━━ Recorded information ━━

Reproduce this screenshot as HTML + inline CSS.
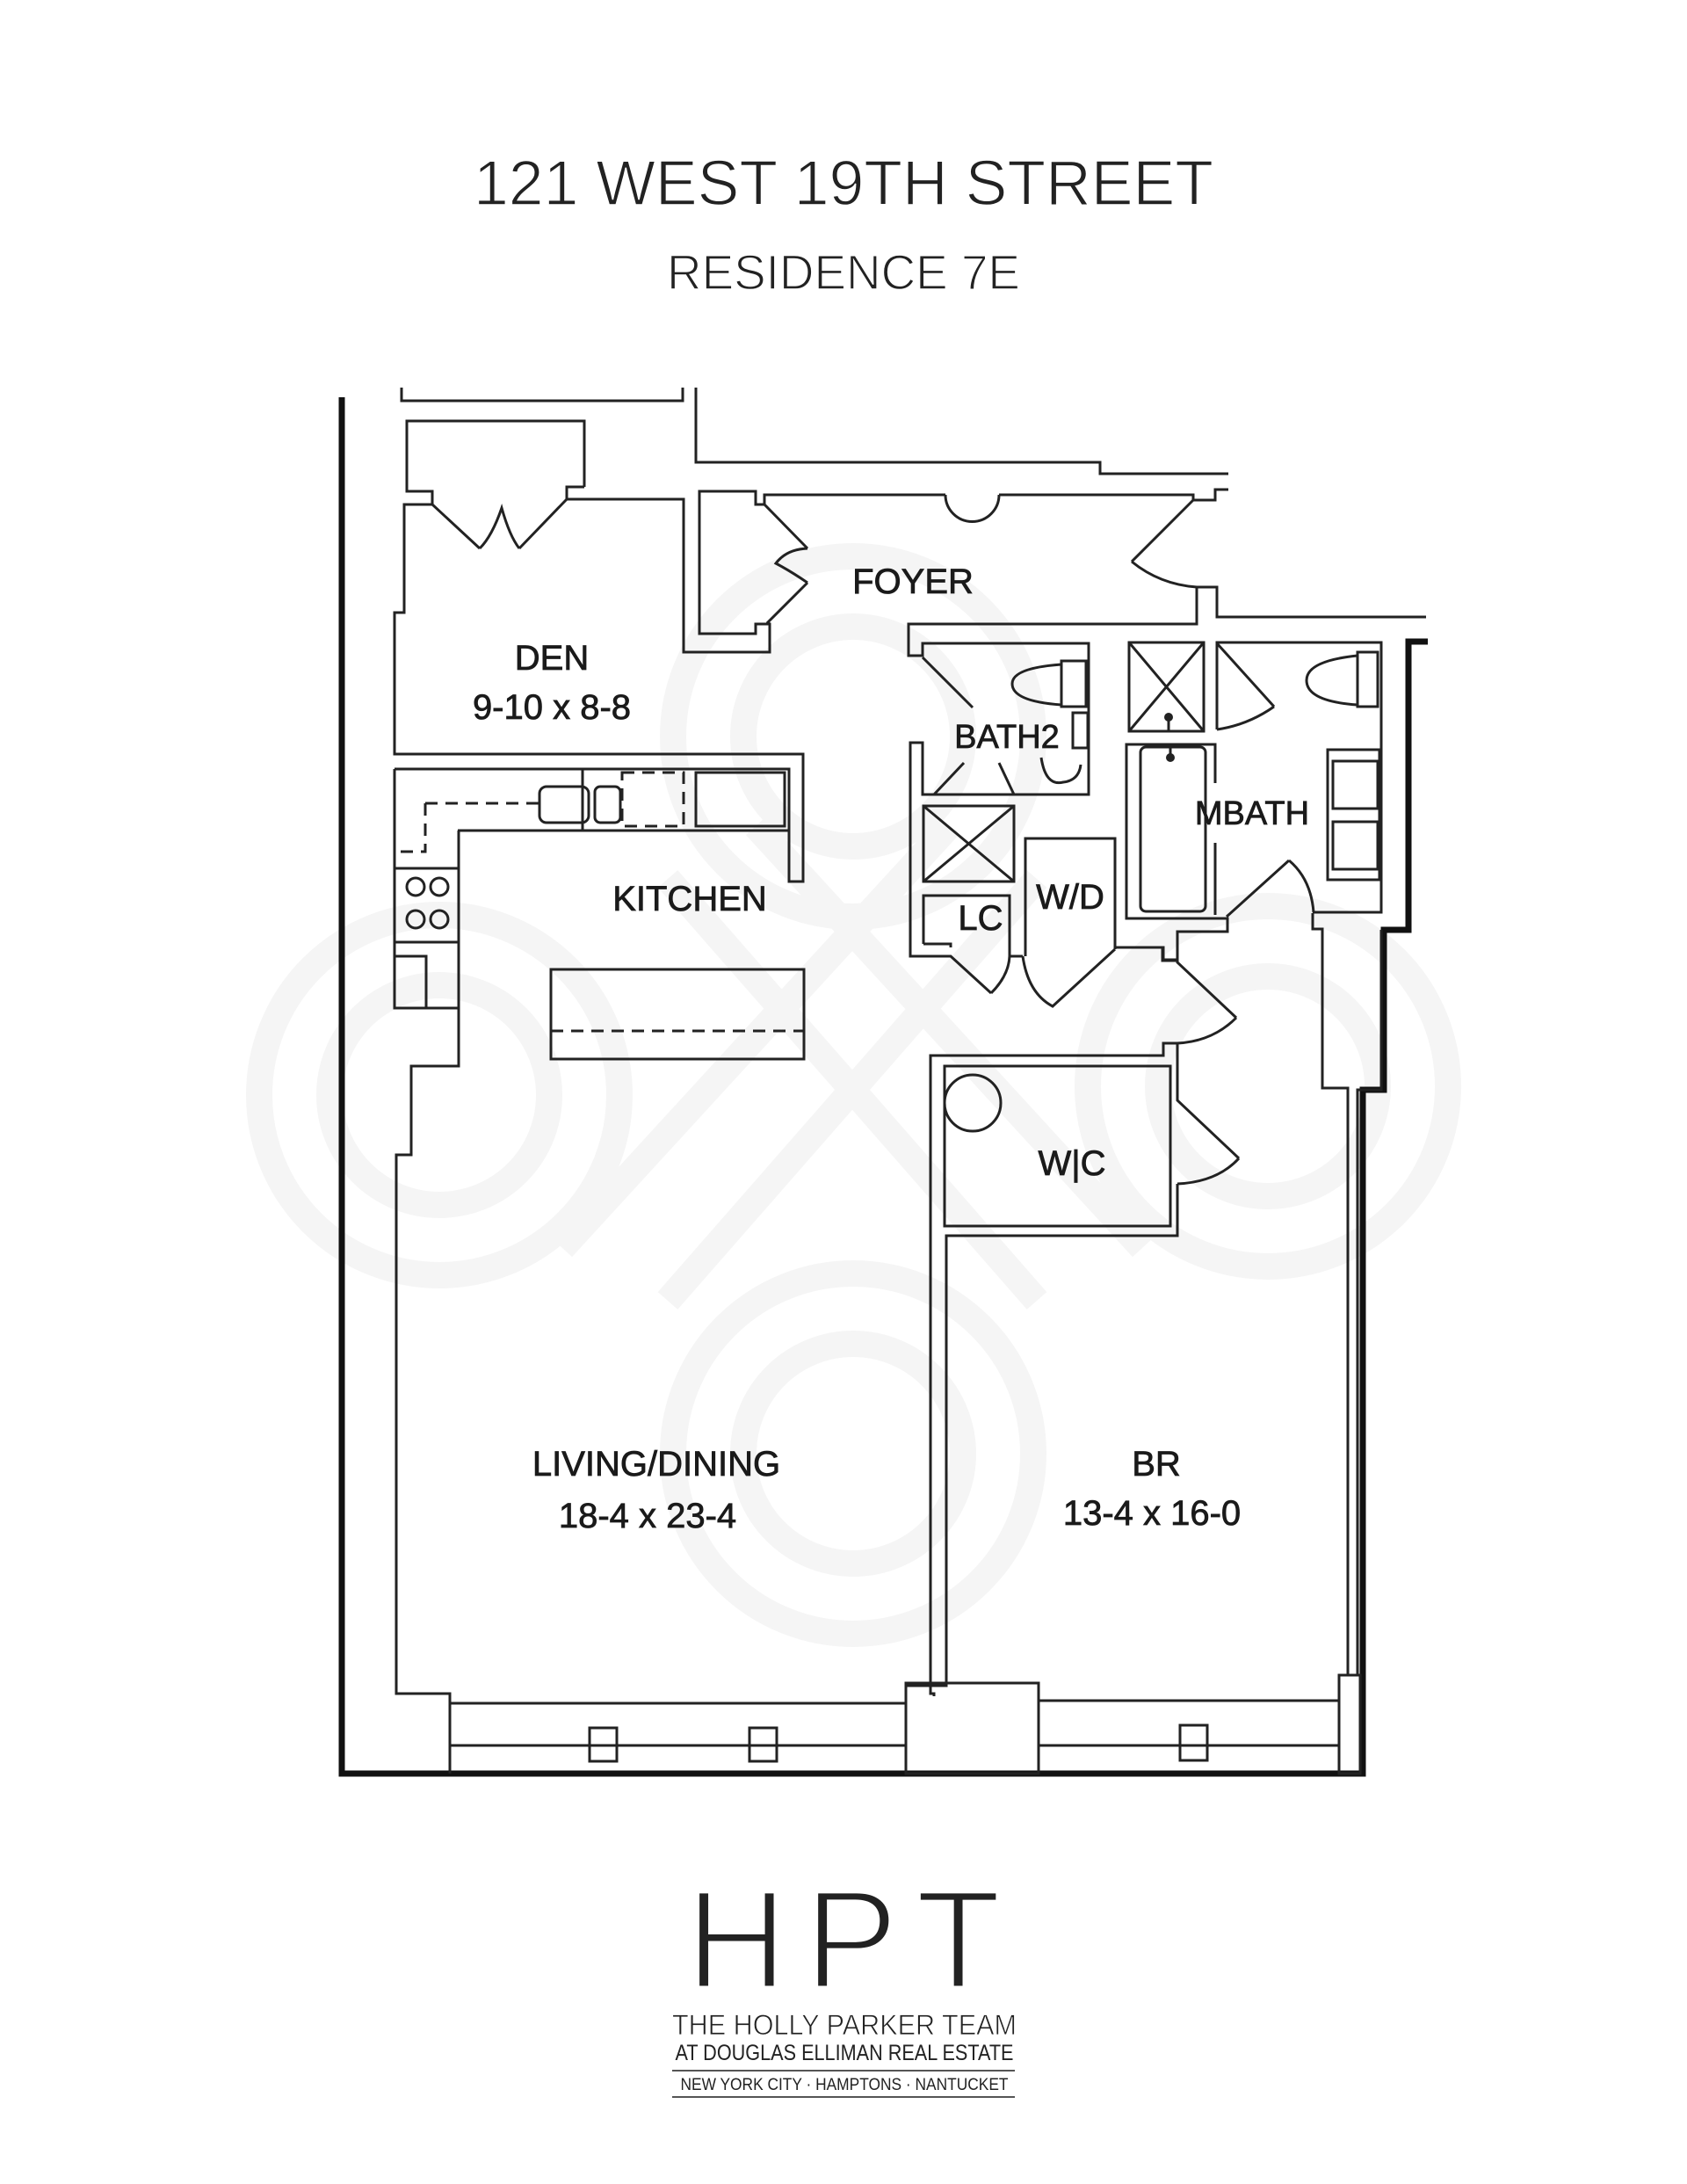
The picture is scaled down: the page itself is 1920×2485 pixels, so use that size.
<!DOCTYPE html>
<html><head><meta charset="utf-8"><style>
html,body{margin:0;padding:0;background:#fff;}
svg{display:block;}
</style></head><body>
<svg width="1920" height="2485" viewBox="0 0 1920 2485" xmlns="http://www.w3.org/2000/svg">
<rect width="1920" height="2485" fill="#fff"/>
<!-- watermark -->
<g fill="none" stroke="#f5f5f5" stroke-width="30">
<circle cx="500" cy="1246" r="205"/><circle cx="500" cy="1246" r="125"/>
<circle cx="1443" cy="1236" r="205"/><circle cx="1443" cy="1236" r="125"/>
<circle cx="971" cy="838" r="205"/><circle cx="971" cy="838" r="125"/>
<circle cx="971" cy="1654" r="205"/><circle cx="971" cy="1654" r="125"/>
<line x1="760" y1="1000" x2="1180" y2="1480"/><line x1="1180" y1="1000" x2="760" y2="1480"/>
<line x1="860" y1="940" x2="1300" y2="1420"/><line x1="1080" y1="940" x2="640" y2="1420"/>
</g>
<!-- titles -->
<g fill="#222" font-family="'Liberation Sans',sans-serif" text-anchor="middle" stroke="#fff" stroke-width="1.5">
<text x="960" y="233" font-size="72" textLength="842" lengthAdjust="spacingAndGlyphs">121 WEST 19TH STREET</text>
<text x="960" y="329" font-size="56" textLength="402" lengthAdjust="spacingAndGlyphs">RESIDENCE 7E</text>
</g>
<!-- thick outer walls -->
<g fill="none" stroke="#111" stroke-width="7" stroke-linejoin="miter">
<polyline points="389,452 389,2018 1551,2018 1551,1240 1575,1240 1575,1058 1603,1058 1603,730 1625,730"/>
</g>
<!-- thin walls -->
<g fill="none" stroke="#222" stroke-width="3" stroke-linejoin="miter">
<polyline points="457,441 457,456 777,456 777,441"/>
<polyline points="792,441 792,526 1252,526 1252,539 1398,539"/>
<polyline points="665,554 665,479 463,479 463,559 492,559 492,574 546,624"/>
<path d="M546,624 Q560,610 571,578 Q580,610 591,624"/>
<polyline points="591,624 645,568 645,554 665,554"/>
<polyline points="492,574 460,574 460,697 449,697 449,858 914,858 914,1003 898,1003 898,875 449,875"/>
<polyline points="645,568 778,568 778,742 876,742 876,710 860,710 860,721 796,721 796,559 860,559 860,574 870,574 919,624"/>
<path d="M919,624 Q895,625 883,641 Q900,650 919,663"/>
<polyline points="919,663 874,708 876,710"/>
<polyline points="860,574 870,574 870,563 1076,563"/>
<path d="M1076,563 A27,27 0 0 0 1137,563"/>
<polyline points="1137,563 1358,563 1358,569 1383,569 1383,557 1398,557"/>
<polyline points="1358,569 1288,639"/>
<path d="M1288,639 Q1320,665 1362,668"/>
<polyline points="1362,668 1385,668 1385,702 1623,702"/>
<polyline points="1362,668 1362,710 1034,710 1034,746 1050,746 1050,732 1239,732 1239,904 1050,904 1050,845 1036,845 1036,1088 1082,1088 1128,1130"/>
<path d="M1128,1130 Q1148,1110 1149,1088"/>
<polyline points="1149,1088 1164,1088"/>
<path d="M1164,1088 Q1170,1130 1198,1145 L1269,1080"/>
<polyline points="1269,1080 1269,1078 1324,1078 1324,1092 1340,1092 1340,1060 1397,1060 1397,1045 1282,1045 1282,847 1383,847 1383,891"/>
<polyline points="1383,959 1383,1041"/>
<polyline points="1323,1077 1323,1093 1340,1093 1340,1095 1407,1158"/>
<path d="M1407,1158 Q1380,1185 1340,1187"/>
<polyline points="1340,1187 1324,1187 1324,1201 1059,1201 1059,1927 1063,1927 1063,1930"/>
<polyline points="1340,1187 1340,1252 1410,1318"/>
<path d="M1410,1318 Q1385,1345 1340,1347"/>
<polyline points="1340,1347 1340,1406 1077,1406 1077,1918 1031,1918"/>
<rect x="1075" y="1213" width="257" height="182"/>
<line x1="1332" y1="1213" x2="1332" y2="1252"/>
<circle cx="1107" cy="1255" r="32"/>
<!-- living -->
<polyline points="522,945 522,1213 468,1213 468,1314 451,1314 451,1927 512,1927 512,2018"/>
<polyline points="449,875 449,1147 522,1147"/>
<line x1="512" y1="1938" x2="1031" y2="1938"/><line x1="512" y1="1986" x2="1031" y2="1986"/>
<rect x="1031" y="1915" width="151" height="103"/>
<line x1="1182" y1="1935" x2="1524" y2="1935"/><line x1="1182" y1="1986" x2="1524" y2="1986"/>
<rect x="1524" y="1906" width="24" height="112"/>
<rect x="671" y="1966" width="31" height="38"/><rect x="853" y="1966" width="31" height="38"/><rect x="1343" y="1963" width="31" height="40"/>
<!-- BR right -->
<polyline points="1534,1906 1534,1238 1505,1238 1505,1057 1494,1057 1494,1039"/>
<polyline points="1545,1906 1545,1240 1572,1240 1572,1058"/>
<polyline points="1494,1038 1572,1038 1572,731 1385,731 1385,830"/>
<polyline points="1396,1043 1467,979"/>
<path d="M1467,979 Q1492,1000 1495,1038"/>
<!-- kitchen -->
<line x1="521" y1="945" x2="898" y2="945"/>
<line x1="663" y1="875" x2="663" y2="945"/>
<line x1="449" y1="988" x2="521" y2="988"/><line x1="449" y1="1072" x2="521" y2="1072"/>
<polyline points="449,1088 485,1088 485,1147"/>
<rect x="614" y="895" width="56" height="41" rx="8"/><rect x="677" y="895" width="29" height="41" rx="6"/>
<rect x="792" y="879" width="101" height="61"/>
<rect x="627" y="1103" width="288" height="102"/>
<circle cx="473" cy="1009" r="10"/><circle cx="500" cy="1009" r="10"/><circle cx="473" cy="1046" r="10"/><circle cx="500" cy="1046" r="10"/>
<!-- bath2 -->
<line x1="1050" y1="748" x2="1107" y2="805"/>
<rect x="1208" y="752" width="28" height="52"/>
<path d="M1208,756 Q1152,760 1152,778 Q1152,798 1208,802"/>
<rect x="1221" y="811" width="17" height="40"/>
<path d="M1185,862 Q1190,895 1210,890 Q1228,888 1230,870"/>
<line x1="1063" y1="904" x2="1097" y2="868"/><line x1="1154" y1="904" x2="1137" y2="868"/>
<rect x="1051" y="917" width="103" height="86"/>
<line x1="1051" y1="917" x2="1154" y2="1003"/><line x1="1154" y1="917" x2="1051" y2="1003"/>
<polyline points="1051,1074 1051,1019 1149,1019 1149,1088"/>
<polyline points="1051,1074 1082,1074 1082,1078"/>
<polyline points="1167,1088 1167,954 1269,954 1269,1078"/>
<!-- mbath -->
<rect x="1285" y="731" width="85" height="101"/>
<line x1="1285" y1="731" x2="1370" y2="832"/><line x1="1370" y1="731" x2="1285" y2="832"/>
<line x1="1330" y1="816" x2="1330" y2="832"/>
<line x1="1385" y1="732" x2="1450" y2="804"/>
<path d="M1450,804 Q1420,825 1385,830"/>
<rect x="1298" y="850" width="74" height="187" rx="6"/>
<line x1="1332" y1="850" x2="1332" y2="862"/>
<rect x="1545" y="742" width="23" height="62"/>
<path d="M1545,746 Q1487,752 1487,774 Q1487,798 1545,802"/>
<rect x="1511" y="853" width="59" height="148"/>
<rect x="1517" y="866" width="51" height="54"/><rect x="1517" y="935" width="51" height="54"/>
</g>
<g fill="none" stroke="#222" stroke-width="3" stroke-dasharray="14,9">
<polyline points="484,914 614,914"/><polyline points="484,914 484,969 449,969"/>
<line x1="627" y1="1173" x2="915" y2="1173"/>
<rect x="708" y="879" width="70" height="61"/>
</g>
<g fill="#222"><circle cx="1330" cy="816" r="5"/><circle cx="1332" cy="862" r="5"/></g>
<!-- labels -->
<g fill="#1a1a1a" stroke="#1a1a1a" stroke-width="0.8" font-family="'Liberation Sans',sans-serif" font-size="40" text-anchor="middle">
<text x="1039" y="675">FOYER</text>
<text x="628" y="762">DEN</text>
<text x="628" y="818">9-10 x 8-8</text>
<text x="785" y="1036">KITCHEN</text>
<text x="1146" y="851" font-size="38">BATH2</text>
<text x="1425" y="938" font-size="38">MBATH</text>
<text x="1116" y="1058">LC</text>
<text x="1218" y="1034">W/D</text>
<text x="1220" y="1337">W|C</text>
<text x="747" y="1679">LIVING/DINING</text>
<text x="737" y="1738">18-4 x 23-4</text>
<text x="1316" y="1679">BR</text>
<text x="1311" y="1735">13-4 x 16-0</text>
</g>
<!-- logo -->
<g fill="#222" font-family="'Liberation Sans',sans-serif" text-anchor="middle">
<text x="960" y="2262" font-size="160" textLength="359" lengthAdjust="spacing" stroke="#fff" stroke-width="5">HPT</text>
<text x="961" y="2315" font-size="32" textLength="392" lengthAdjust="spacingAndGlyphs" stroke="#fff" stroke-width="0.8">THE HOLLY PARKER TEAM</text>
<text x="961" y="2344" font-size="25" textLength="385" lengthAdjust="spacingAndGlyphs">AT DOUGLAS ELLIMAN REAL ESTATE</text>
<text x="961" y="2378" font-size="19" textLength="373" lengthAdjust="spacingAndGlyphs">NEW YORK CITY · HAMPTONS · NANTUCKET</text>
</g>
<g stroke="#555" stroke-width="2"><line x1="765" y1="2356" x2="1155" y2="2356"/><line x1="765" y1="2386" x2="1155" y2="2386"/></g>
</svg>
</body></html>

━━━

Select and copy every line of the listing with the word "size".

## Worked answer
The picture is scaled down: the page itself is 1920×2485 pixels, so use that size.
<text x="960" y="233" font-size="72" textLength="842" lengthAdjust="spacingAndGlyphs">121 WEST 19TH STREET</text>
<text x="960" y="329" font-size="56" textLength="402" lengthAdjust="spacingAndGlyphs">RESIDENCE 7E</text>
<g fill="#1a1a1a" stroke="#1a1a1a" stroke-width="0.8" font-family="'Liberation Sans',sans-serif" font-size="40" text-anchor="middle">
<text x="1146" y="851" font-size="38">BATH2</text>
<text x="1425" y="938" font-size="38">MBATH</text>
<text x="960" y="2262" font-size="160" textLength="359" lengthAdjust="spacing" stroke="#fff" stroke-width="5">HPT</text>
<text x="961" y="2315" font-size="32" textLength="392" lengthAdjust="spacingAndGlyphs" stroke="#fff" stroke-width="0.8">THE HOLLY PARKER TEAM</text>
<text x="961" y="2344" font-size="25" textLength="385" lengthAdjust="spacingAndGlyphs">AT DOUGLAS ELLIMAN REAL ESTATE</text>
<text x="961" y="2378" font-size="19" textLength="373" lengthAdjust="spacingAndGlyphs">NEW YORK CITY · HAMPTONS · NANTUCKET</text>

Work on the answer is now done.